• **Task to complete**
Reproduce word for word the lines from the beginning of the entries to the line with "plt.rcParams['font.family'] = ['Liberation", both included, but none of the pictures.

• **Given data**
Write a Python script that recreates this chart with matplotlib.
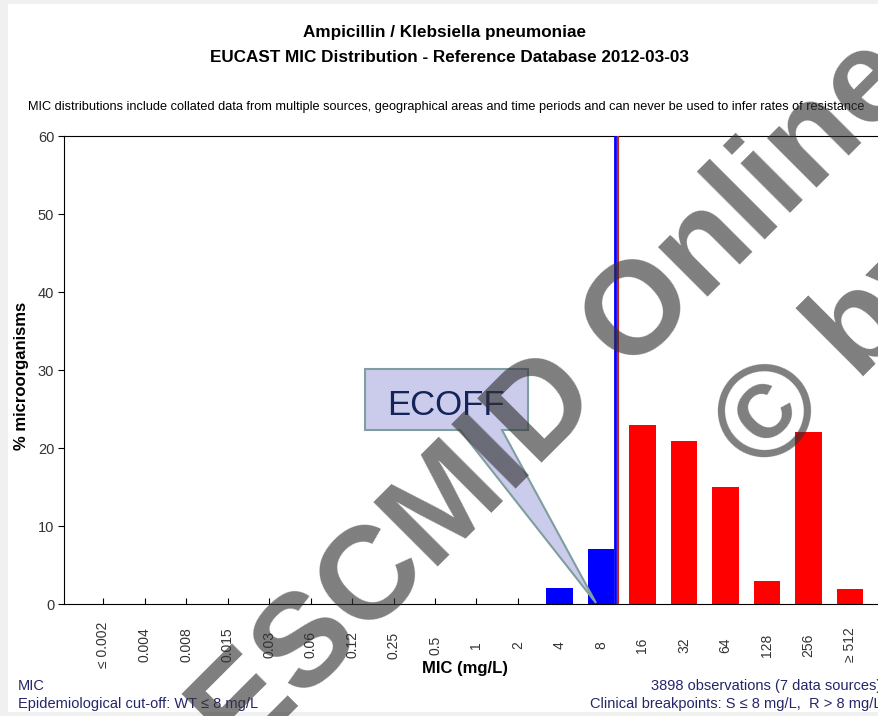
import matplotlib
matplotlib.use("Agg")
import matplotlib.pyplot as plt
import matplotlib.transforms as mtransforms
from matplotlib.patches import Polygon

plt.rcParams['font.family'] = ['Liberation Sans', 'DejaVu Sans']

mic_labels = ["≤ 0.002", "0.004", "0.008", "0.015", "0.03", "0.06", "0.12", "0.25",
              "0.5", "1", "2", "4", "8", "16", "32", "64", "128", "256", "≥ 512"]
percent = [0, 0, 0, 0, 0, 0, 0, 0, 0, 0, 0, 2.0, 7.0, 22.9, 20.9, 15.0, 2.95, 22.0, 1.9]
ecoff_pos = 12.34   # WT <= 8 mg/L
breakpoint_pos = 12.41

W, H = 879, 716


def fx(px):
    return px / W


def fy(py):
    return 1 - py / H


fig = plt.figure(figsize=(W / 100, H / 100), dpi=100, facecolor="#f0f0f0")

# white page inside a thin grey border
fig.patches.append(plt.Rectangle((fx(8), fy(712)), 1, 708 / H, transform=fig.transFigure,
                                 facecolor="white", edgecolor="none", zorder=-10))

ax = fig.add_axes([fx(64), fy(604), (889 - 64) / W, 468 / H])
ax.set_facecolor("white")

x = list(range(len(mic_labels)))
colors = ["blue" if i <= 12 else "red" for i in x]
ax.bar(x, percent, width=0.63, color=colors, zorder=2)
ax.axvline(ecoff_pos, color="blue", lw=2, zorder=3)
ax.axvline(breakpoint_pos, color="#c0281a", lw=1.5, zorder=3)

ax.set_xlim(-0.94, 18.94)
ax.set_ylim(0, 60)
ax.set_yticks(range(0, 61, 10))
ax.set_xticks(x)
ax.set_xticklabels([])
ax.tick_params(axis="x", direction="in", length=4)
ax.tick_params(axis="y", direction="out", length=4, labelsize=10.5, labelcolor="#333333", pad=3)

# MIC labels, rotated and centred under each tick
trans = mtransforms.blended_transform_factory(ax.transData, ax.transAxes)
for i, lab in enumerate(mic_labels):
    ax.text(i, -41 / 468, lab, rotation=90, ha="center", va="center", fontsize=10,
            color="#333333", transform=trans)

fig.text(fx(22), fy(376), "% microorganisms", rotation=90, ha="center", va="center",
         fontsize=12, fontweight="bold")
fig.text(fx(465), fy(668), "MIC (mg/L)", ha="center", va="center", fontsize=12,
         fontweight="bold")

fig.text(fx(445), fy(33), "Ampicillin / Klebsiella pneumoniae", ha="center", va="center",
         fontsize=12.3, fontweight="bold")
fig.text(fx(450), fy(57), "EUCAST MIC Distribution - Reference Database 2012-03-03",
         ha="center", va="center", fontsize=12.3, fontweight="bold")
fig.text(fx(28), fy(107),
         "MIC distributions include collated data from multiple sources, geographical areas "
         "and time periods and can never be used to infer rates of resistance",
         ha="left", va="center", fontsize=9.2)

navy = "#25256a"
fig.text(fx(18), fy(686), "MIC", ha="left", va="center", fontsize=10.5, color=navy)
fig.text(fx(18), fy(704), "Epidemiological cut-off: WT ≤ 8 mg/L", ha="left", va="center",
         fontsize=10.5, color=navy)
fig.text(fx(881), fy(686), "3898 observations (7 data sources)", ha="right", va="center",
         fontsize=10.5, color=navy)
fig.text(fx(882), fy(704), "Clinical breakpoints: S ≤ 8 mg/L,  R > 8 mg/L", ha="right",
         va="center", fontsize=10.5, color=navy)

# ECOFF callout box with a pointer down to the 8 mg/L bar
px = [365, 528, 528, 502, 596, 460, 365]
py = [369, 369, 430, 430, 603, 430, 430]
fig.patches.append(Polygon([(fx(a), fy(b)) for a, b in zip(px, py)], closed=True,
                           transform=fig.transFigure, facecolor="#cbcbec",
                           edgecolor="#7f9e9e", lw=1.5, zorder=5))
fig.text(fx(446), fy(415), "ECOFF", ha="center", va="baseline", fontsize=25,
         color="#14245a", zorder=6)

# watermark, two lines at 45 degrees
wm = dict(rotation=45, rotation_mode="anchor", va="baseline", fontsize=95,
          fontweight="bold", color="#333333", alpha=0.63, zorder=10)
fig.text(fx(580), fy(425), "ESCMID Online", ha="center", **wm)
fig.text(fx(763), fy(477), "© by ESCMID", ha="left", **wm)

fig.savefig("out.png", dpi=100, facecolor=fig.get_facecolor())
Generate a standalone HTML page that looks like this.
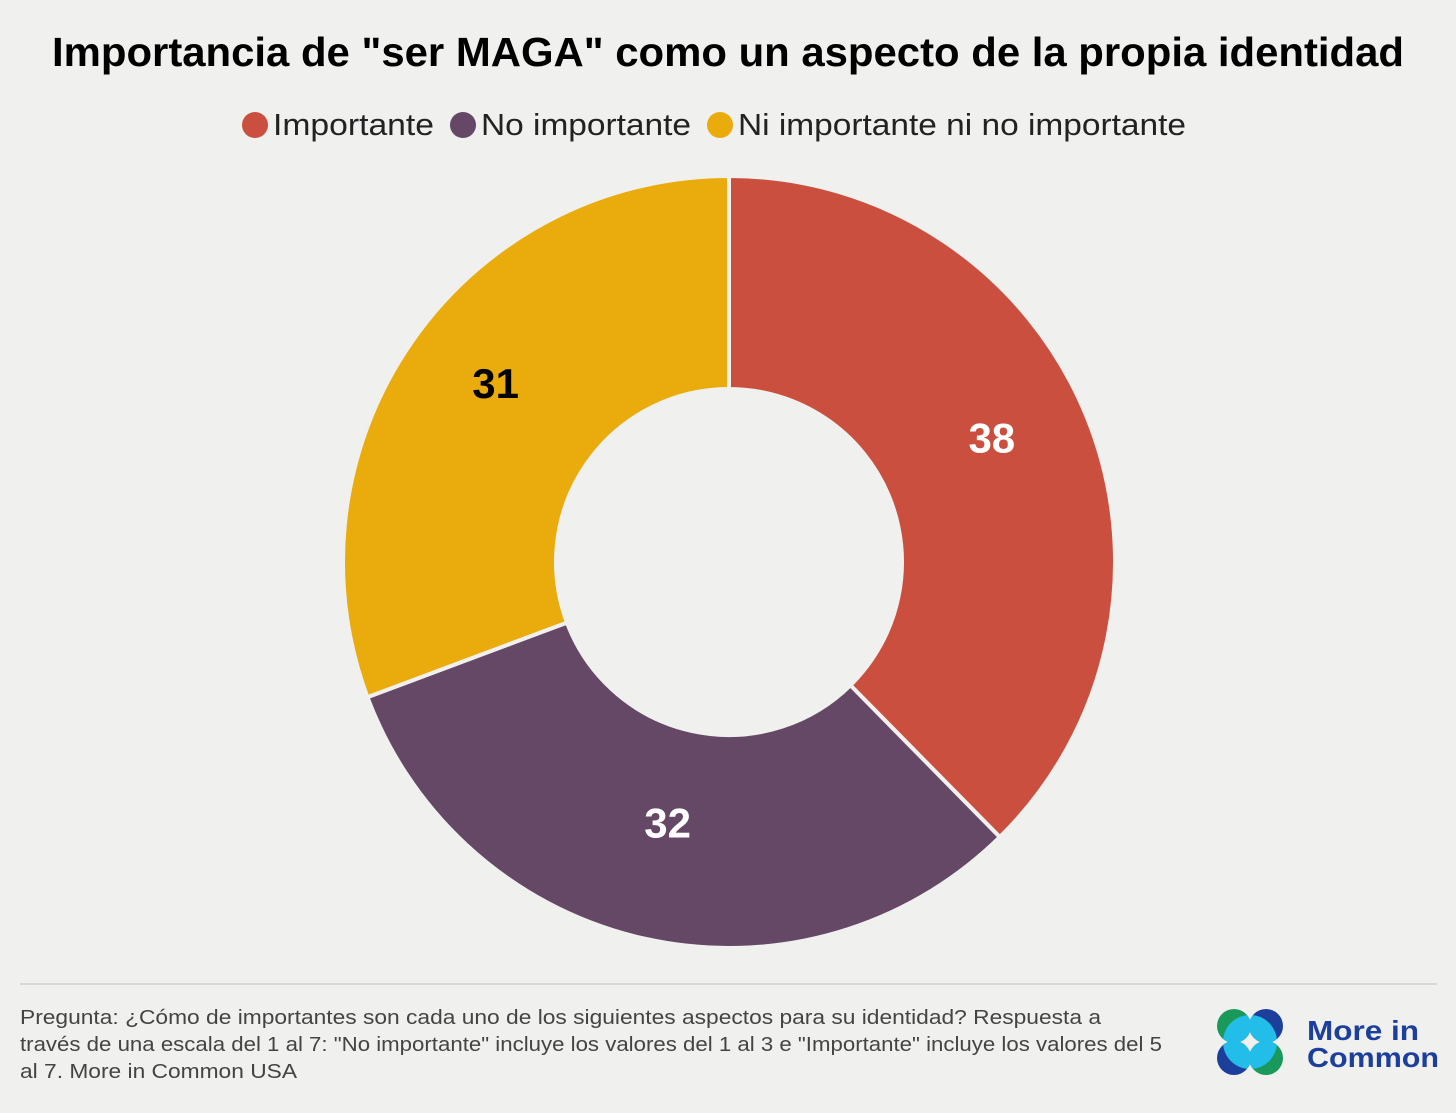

• **Full answer**
Write a Python script that recreates this chart with matplotlib.
import matplotlib
matplotlib.use("Agg")
import matplotlib.pyplot as plt
import matplotlib.transforms as mtransforms
from matplotlib.patches import Polygon

plt.rcParams['font.family'] = ['Liberation Sans', 'DejaVu Sans']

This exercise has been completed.